By Huw Jones
LONDON (Reuters) – Britain has launched a review into speeding up how listed companies can raise funds on stock markets, its latest move to keep London at the forefront of global financial centres after Brexit.
Britain’s markets raised 30 billion pounds ($41 billion) in new equity last year as companies sought to shore up their finances during the pandemic, but most businesses chose to raise funds through faster private placings with a small group of institutions, rather than using the stock market.
The review will look at how technology could ensure shareholders get information faster and reduce the period during which they exercise their rights.
“The opportunity exists to facilitate a quicker and more efficient process of raising capital for existing listed companies and more easily to involve retail investors,” said Mark Austin, a lawyer at Freshfields law firm who will chair the review for the finance ministry.
Britain has already completed a review of the primary listings market and regulators are expected to finalise rules making it easier for companies to float and help London compete better in tech listings with New York.
The primary listings review by former European Commissioner Jonathan Hill recommended the secondary capital market could be improved by re-establishing the 2008 Rights Issue Review group.

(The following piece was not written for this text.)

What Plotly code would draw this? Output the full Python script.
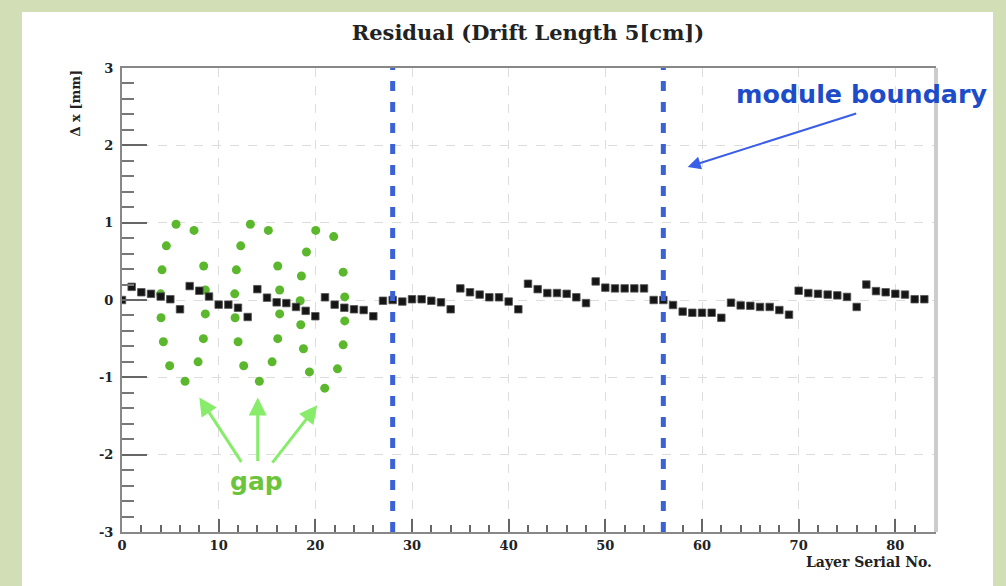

That group of Bank of England, regulators and industry representatives had recommended investigating more accelerated rights issue models, including those used in Australia, but the suggestion was never taken forward.
Hill said that since 2008 financial markets had been transformed by technological innovation that would allow alternative or additional measures to be taken to improve secondary capital raising.
Austin will look at Australia’s use of “cleansing” notices which update the market on new corporate information to avoid having to issue a prospectus, a time-consuming and expensive undertaking.
Austin will make recommendations to the government in Spring 2022.